Güncelleme Tarihi:
Partisinin İzmir teşkilatı tarafından Kemalpaşa ilçesindeki Dere Mesire Yeri'nde düzenlenen teşkilat eğitimi toplantısına katılan Karamollaoğlu, en geç bir buçuk yıl içerisinde seçimlerin yapılacağını, bu seçimlere en iyi şekilde hazırlanmaları gerektiğini belirtti.
Hedefe yaklaştıkça kendileri üzerinde hiç beklenilmeyen çirkin oyunların tertiplenebileceğini kaydeden Karamollaoğlu, bunun partilileri yolundan uzaklaştırmayacağını söyledi.
Karamollaoğlu, bugün İslam alemi kadar parçalanmış, darmadağın olmuş kendi problemlerini çözeceğine, düşmanlarının tesiriyle birbiriyle boğuşan başka bir grup bulunmadığını ifade ederek, "Bunun farkına varmak zorundayız. Üzerimizde birtakım oyunlar oynanıyor. Bunların farkına varmazsak başarıya ulaşmamız mümkün olmaz." ifadelerini kullandı.
"ENDİŞEYE SEVK EDEN BİR KARAR"
Hukukun ülkenin en önemli meselelerinden biri olduğunu aktaran Karamollaoğlu, hukuka, adalete güven kalmadığını savundu.
Karamollaoğlu, iktidarda bulunanların 15 senedir inşaat denildiğinde dağları devirdiğini kaydederek, ancak adaletin yapılan adalet saraylarında değil adaleti gözeten hakimleri bulmakla gerçekleşeceğini belirtti.
Birkaç gün önce kendilerini endişeye sevk eden bir karar alındığını anlatan Karamollaoğlu, şunları söyledi:
"Bir mahkeme iki gazetecinin tutukluğu devam ederek yargılanmasına karar verdi. Aylardır tutuklu bu gazeteciler, onlar da Anayasa Mahkemesine müracaat ettiler. Anayasa Mahkemesi de bir karar aldı, bu mahkemenin kararını bozdu. Mahkeme dedi ki 'ben seni dinlemiyorum'. Anayasada bir hüküm var, diyor ki 'Anasaya Mahkemesinin aldığı kararlara cumhurbaşkanı, meclis dahil kimse itiraz edemez, uygulamak mecburiyetindedir. Ama bir mahkeme diyor ki 'ben senin aldığın karara uymuyorum.' Anayasa Mahkemesi yanlış karar verebilir, mühim olanı kurala uymaktır.

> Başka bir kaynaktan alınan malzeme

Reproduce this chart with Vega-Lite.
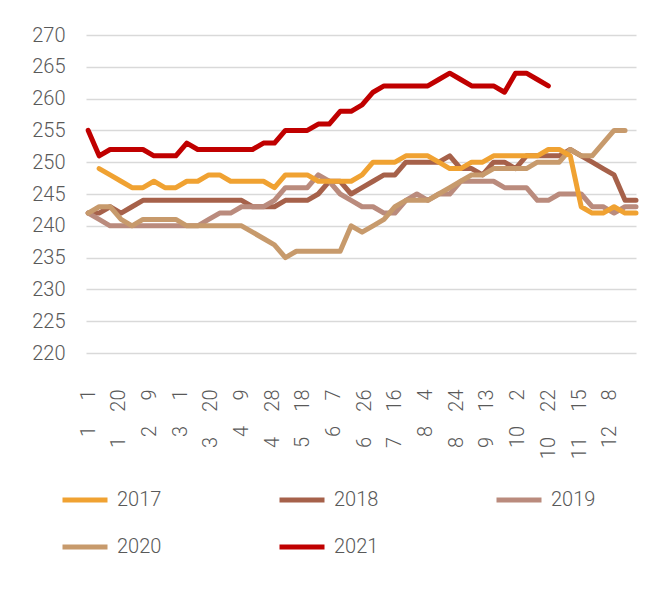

Yerel mahkeme de yanlış karar verir. Temyiz müessesesi çalışmazsa adalet çalışmaz. Şu anda temyiz çalışmıyor. Onun için bireysel müracaat hakkını bu hükümet verdi insanlara. Onlar da gittiler, mahkeme de karar verdi 'serbest bırakılsınlar, yargılamaları böyle devam etsin' diye. Mahkeme de diyor ki 'ben buna uymam.' Böyle hukuk olur mu?"
Karamollaoğlu, Fetullahçı Terör Örgütü'nün 15 Temmuz'daki darbe girişiminde milletin ayağa kalkarak ihtilali önlediğini, hükümetin bu kalkışmadan sonra birtakım tedbirleri alabilmek için olağanüstü hal ilan ettiğini kaydetti.
OHAL AÇIKLAMASI
Olağanüstü halin olağan hale gelmemesi gerektiğini dile getiren Karamollaoğlu, sözlerini şöyle tamamladı:
"Nereye kadar? 3 ay, 3 ayda toparlayamadın, hadi 6 ay. 6 ayda da toparlayamadın hadi bir 3 ay daha. Ama hala 1,5 sene sonra olağanüstü hal ile idare ediliyoruz. Olağanüstü hal, olağan hale gelirse hapı yuttuk. Artık bundan sonra hukuk yok demektir. Çünkü hukuk bir kişinin, hükümetin dudakları arasındadır. Anayasa çiğnenmeye başladığın an, olağanüstü hal falan bırak sen, devreye girmen lazım. Bir mahkeme güya Anayasa Mahkemesinin ağzının payını verdi. 'Kim düzeltecek bunu?' Hükümetin bunun karşısında bir şey yapması icap eder. 'Efendim ben adalete karışmam.' İstemediğin bir karar alındığı zaman bal gibi karışıyorsun. Anayasa çiğnendiği zaman niye girmiyorsun. Hukuk, adalet olmadan, hak üstün tutulmadan hiçbir ülkede, dünyada huzur olmaz. Hükümetin bir tedbir alması lazım. Kimsenin anayasa haklarının dışına çıkmaması icap eder. Biz hukukuna üstünlüğün en önemli mesele görüyoruz."